"""

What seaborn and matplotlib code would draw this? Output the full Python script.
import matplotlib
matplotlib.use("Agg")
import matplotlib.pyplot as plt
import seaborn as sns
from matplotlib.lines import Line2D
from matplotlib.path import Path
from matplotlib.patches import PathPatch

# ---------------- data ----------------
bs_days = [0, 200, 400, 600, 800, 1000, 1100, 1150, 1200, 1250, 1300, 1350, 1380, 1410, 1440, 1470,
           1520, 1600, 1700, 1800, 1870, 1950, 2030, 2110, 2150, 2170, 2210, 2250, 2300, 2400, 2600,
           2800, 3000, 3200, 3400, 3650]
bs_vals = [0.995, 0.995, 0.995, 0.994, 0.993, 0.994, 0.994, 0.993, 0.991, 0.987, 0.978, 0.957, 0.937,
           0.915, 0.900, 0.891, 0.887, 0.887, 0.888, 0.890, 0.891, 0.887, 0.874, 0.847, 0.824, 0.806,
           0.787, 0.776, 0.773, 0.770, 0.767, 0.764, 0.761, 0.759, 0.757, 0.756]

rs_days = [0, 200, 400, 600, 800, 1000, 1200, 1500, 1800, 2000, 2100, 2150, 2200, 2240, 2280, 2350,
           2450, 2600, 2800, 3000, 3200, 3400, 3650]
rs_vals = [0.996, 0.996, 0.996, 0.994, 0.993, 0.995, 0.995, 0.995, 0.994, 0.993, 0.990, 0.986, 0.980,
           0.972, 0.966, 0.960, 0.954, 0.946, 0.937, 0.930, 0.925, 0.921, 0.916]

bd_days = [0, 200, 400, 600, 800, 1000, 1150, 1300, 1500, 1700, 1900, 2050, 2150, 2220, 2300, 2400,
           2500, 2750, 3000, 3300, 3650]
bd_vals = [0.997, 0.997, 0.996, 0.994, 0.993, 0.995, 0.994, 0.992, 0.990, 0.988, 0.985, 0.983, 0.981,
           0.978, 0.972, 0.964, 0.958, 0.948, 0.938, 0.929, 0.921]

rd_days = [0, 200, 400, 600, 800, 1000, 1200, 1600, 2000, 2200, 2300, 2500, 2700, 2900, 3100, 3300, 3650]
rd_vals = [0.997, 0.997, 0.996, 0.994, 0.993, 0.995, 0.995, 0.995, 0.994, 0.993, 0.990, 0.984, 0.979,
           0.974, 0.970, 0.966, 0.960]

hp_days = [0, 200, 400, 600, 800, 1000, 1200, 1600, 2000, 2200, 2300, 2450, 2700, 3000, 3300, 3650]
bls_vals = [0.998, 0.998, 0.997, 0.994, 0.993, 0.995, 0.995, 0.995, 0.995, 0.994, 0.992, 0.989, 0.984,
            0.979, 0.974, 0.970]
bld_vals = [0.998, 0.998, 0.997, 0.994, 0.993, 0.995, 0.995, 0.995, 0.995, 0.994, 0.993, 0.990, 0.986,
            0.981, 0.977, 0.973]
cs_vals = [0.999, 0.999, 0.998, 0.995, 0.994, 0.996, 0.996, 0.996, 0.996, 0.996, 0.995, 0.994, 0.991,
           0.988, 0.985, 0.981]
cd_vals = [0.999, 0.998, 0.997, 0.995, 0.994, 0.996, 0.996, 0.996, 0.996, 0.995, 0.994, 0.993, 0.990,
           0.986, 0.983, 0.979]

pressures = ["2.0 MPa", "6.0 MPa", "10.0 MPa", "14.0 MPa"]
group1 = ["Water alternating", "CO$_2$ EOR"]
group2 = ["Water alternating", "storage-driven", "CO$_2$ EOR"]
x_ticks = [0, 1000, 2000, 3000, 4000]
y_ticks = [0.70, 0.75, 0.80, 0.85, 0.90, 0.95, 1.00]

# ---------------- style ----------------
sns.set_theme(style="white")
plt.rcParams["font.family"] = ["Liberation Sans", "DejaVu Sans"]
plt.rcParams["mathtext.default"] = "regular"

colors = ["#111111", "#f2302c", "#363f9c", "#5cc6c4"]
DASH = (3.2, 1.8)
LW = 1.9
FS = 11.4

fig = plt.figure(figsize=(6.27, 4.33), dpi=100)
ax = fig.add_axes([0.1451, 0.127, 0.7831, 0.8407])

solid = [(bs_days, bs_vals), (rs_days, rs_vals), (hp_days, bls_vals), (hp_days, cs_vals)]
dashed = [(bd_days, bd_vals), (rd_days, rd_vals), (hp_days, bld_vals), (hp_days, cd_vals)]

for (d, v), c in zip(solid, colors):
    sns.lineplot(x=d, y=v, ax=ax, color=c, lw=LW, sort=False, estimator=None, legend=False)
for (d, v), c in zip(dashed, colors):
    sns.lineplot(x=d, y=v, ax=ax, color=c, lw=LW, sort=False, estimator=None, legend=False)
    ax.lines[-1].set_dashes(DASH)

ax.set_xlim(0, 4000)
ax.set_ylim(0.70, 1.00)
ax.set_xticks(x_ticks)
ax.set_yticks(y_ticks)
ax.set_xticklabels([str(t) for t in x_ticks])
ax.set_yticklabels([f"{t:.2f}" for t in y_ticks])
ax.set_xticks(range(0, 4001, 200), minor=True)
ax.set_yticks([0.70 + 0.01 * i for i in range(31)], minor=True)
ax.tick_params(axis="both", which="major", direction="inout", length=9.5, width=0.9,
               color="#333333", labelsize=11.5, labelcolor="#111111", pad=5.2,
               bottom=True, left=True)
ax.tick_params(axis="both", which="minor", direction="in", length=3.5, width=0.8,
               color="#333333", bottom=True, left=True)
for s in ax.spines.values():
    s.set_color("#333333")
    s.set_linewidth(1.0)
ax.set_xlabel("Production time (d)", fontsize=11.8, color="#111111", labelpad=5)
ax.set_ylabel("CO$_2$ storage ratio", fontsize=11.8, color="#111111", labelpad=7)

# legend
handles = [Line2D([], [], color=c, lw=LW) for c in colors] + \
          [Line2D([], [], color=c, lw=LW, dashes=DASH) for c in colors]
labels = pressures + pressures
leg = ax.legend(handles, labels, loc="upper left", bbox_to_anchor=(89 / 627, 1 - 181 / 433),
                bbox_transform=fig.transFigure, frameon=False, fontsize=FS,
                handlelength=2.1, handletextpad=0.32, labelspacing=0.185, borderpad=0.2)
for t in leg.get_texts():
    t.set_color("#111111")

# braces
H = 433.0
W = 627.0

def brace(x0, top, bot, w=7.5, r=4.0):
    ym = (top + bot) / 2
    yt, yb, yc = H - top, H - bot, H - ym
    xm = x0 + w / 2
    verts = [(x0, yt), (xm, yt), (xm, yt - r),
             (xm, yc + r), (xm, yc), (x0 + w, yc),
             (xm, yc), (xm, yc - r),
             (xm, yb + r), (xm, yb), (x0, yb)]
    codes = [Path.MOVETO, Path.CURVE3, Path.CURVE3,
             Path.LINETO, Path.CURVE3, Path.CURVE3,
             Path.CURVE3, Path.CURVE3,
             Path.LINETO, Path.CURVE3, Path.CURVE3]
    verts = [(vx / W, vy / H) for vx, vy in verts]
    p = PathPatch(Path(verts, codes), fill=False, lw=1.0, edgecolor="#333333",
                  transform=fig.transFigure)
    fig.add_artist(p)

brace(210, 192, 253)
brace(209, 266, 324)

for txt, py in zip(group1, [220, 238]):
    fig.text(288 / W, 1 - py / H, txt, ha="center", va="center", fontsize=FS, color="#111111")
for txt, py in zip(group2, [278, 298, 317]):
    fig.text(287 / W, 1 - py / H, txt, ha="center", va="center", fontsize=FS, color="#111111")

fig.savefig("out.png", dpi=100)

"""
"""

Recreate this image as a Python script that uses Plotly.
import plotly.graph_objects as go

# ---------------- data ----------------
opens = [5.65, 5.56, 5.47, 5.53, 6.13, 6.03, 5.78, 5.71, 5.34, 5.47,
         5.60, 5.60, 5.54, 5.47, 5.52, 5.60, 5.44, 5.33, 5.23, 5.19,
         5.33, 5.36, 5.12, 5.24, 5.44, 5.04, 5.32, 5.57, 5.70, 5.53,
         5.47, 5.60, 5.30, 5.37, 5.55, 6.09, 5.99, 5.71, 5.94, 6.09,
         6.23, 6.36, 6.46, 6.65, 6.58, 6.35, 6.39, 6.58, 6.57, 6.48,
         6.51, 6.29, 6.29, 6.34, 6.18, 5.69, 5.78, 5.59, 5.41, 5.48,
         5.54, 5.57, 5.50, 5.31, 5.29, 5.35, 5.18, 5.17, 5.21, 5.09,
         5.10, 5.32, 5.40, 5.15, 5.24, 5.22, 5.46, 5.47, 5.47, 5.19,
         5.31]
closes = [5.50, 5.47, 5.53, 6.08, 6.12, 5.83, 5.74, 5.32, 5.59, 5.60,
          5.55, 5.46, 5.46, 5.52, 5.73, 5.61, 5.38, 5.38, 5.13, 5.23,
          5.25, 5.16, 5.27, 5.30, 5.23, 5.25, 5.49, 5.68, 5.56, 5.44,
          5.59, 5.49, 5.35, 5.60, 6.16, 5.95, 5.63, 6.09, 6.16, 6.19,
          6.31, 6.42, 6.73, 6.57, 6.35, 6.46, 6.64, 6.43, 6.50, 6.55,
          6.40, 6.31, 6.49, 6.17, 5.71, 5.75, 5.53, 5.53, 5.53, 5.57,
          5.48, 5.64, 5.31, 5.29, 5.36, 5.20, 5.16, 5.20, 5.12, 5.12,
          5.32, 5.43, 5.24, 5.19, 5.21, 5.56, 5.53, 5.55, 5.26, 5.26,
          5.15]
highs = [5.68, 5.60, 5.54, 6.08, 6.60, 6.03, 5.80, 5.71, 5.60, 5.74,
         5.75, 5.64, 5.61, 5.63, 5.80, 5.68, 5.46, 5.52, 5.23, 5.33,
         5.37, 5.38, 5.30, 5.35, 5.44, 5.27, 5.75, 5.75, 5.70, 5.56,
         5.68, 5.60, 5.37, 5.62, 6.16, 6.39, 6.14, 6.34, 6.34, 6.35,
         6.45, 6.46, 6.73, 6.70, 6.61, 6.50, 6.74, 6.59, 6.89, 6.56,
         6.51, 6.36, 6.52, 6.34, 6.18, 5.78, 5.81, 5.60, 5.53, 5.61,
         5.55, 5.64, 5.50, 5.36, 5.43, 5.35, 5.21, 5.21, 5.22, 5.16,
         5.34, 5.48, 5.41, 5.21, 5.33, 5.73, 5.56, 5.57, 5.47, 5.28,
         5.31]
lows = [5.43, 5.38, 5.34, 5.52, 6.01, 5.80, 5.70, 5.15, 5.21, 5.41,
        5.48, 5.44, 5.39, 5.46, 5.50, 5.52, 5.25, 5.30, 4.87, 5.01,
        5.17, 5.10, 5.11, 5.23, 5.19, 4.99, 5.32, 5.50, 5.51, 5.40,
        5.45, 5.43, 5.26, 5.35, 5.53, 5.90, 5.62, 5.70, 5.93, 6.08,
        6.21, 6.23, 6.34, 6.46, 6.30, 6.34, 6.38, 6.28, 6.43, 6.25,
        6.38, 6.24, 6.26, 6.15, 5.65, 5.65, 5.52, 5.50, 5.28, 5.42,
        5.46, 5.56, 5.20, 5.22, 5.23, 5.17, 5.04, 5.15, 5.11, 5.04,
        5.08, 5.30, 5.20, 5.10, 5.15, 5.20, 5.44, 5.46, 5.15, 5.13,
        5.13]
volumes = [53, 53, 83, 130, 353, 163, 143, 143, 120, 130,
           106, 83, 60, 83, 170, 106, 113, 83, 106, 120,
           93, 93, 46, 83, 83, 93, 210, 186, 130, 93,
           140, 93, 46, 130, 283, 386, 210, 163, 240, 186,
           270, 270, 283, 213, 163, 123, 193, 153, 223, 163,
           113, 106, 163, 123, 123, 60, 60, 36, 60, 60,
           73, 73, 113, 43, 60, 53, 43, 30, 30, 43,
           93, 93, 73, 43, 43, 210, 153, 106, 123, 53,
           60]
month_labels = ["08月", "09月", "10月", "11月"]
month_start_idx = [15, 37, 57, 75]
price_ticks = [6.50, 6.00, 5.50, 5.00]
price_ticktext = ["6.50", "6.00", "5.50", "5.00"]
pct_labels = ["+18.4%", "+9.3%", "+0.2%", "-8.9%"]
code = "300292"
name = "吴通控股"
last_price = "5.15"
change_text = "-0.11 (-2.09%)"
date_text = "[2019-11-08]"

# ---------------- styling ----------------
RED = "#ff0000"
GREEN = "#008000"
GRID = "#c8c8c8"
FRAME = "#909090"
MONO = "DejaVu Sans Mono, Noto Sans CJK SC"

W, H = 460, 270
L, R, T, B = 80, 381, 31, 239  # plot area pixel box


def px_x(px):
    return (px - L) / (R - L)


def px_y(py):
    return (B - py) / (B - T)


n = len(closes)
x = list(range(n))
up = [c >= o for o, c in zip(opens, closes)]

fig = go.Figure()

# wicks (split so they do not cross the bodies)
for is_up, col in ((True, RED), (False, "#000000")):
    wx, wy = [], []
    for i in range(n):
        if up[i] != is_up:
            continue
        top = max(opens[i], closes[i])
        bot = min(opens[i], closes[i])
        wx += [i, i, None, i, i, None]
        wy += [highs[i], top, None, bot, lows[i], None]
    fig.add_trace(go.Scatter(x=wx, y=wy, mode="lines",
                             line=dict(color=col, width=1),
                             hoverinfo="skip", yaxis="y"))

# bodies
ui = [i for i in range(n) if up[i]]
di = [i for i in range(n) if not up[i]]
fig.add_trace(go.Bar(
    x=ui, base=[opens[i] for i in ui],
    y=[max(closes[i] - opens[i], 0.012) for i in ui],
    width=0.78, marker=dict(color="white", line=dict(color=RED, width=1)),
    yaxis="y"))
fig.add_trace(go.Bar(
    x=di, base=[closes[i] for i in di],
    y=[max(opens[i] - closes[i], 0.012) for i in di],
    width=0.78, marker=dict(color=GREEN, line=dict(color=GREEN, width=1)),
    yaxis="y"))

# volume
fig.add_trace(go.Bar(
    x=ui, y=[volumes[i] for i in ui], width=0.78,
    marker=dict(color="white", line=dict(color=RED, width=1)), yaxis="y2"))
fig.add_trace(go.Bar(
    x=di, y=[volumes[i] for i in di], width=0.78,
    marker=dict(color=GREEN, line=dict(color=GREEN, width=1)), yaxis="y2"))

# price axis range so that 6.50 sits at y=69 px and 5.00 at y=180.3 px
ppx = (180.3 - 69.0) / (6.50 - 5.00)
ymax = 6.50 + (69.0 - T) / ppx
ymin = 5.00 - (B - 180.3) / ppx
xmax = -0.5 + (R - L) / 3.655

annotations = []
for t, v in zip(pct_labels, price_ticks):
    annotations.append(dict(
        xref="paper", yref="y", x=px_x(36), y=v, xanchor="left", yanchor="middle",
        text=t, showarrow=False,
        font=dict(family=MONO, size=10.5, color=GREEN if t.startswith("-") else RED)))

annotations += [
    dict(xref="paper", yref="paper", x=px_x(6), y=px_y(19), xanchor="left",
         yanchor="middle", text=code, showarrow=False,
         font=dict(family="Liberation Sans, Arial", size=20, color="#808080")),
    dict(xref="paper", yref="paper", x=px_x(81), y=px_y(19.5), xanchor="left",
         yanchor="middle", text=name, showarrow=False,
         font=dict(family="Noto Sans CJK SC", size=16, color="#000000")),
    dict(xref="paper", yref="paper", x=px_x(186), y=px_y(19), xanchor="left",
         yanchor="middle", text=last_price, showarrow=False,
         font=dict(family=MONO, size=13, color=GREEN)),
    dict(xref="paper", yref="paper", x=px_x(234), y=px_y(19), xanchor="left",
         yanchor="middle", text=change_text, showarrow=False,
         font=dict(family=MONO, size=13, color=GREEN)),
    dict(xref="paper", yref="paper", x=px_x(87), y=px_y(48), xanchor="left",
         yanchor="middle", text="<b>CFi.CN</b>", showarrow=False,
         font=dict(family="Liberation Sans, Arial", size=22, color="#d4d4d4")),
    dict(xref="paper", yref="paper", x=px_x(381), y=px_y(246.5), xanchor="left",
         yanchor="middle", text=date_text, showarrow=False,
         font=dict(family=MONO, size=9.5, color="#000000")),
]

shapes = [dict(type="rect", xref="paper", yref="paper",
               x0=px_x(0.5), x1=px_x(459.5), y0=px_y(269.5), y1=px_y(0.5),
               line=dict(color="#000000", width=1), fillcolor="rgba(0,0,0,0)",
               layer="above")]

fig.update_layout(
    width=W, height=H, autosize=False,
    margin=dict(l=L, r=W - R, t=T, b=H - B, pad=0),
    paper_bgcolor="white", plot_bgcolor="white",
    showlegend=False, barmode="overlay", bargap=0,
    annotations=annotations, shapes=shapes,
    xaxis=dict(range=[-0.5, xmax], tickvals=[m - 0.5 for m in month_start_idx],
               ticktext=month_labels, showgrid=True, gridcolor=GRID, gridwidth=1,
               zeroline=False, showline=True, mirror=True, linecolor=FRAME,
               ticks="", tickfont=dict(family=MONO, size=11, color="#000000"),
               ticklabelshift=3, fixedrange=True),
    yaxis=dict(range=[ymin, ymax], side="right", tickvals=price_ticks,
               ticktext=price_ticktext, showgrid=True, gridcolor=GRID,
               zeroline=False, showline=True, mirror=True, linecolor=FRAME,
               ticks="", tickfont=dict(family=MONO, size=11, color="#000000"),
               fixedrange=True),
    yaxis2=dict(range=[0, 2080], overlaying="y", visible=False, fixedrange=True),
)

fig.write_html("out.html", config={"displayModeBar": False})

"""
"""

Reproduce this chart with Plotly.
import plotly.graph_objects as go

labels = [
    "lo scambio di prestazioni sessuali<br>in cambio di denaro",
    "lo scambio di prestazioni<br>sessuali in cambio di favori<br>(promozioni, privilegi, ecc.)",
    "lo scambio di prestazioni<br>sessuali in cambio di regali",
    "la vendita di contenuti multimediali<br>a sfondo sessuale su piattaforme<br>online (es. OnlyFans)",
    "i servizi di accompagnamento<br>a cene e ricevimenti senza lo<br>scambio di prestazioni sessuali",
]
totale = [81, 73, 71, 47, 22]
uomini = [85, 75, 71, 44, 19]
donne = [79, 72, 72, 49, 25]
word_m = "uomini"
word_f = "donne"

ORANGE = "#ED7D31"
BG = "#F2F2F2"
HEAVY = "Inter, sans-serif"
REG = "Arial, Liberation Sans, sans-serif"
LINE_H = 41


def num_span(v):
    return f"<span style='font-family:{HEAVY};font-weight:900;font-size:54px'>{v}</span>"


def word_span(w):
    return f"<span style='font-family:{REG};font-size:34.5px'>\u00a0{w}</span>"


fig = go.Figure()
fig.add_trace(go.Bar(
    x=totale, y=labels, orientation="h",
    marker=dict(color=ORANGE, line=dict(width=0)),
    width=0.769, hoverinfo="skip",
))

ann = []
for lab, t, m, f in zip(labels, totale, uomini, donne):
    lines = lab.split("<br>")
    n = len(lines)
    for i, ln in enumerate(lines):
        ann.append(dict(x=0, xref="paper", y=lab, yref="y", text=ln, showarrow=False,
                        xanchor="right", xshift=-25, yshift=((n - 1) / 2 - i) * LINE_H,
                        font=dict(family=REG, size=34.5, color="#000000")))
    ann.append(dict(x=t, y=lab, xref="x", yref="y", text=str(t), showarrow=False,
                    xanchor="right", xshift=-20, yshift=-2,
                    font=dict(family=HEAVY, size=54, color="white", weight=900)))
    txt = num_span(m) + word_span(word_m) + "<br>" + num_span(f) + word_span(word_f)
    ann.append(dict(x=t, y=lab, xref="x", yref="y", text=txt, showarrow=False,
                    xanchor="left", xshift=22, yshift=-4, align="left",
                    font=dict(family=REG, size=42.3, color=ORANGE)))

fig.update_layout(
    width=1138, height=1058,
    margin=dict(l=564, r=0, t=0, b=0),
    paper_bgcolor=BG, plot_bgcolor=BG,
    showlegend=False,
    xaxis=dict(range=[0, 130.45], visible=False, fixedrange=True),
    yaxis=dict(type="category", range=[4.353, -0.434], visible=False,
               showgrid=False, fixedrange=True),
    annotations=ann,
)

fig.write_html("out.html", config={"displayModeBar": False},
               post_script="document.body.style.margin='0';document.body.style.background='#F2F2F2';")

"""

• The exercise:
Retype, word for word, every line from the line with "What seaborn and" to the line with "from matplotlib.patches import PathPatch", inclusive. Add nothing.

• Reply to the exercise:
What seaborn and matplotlib code would draw this? Output the full Python script.
import matplotlib
matplotlib.use("Agg")
import matplotlib.pyplot as plt
import seaborn as sns
from matplotlib.lines import Line2D
from matplotlib.path import Path
from matplotlib.patches import PathPatch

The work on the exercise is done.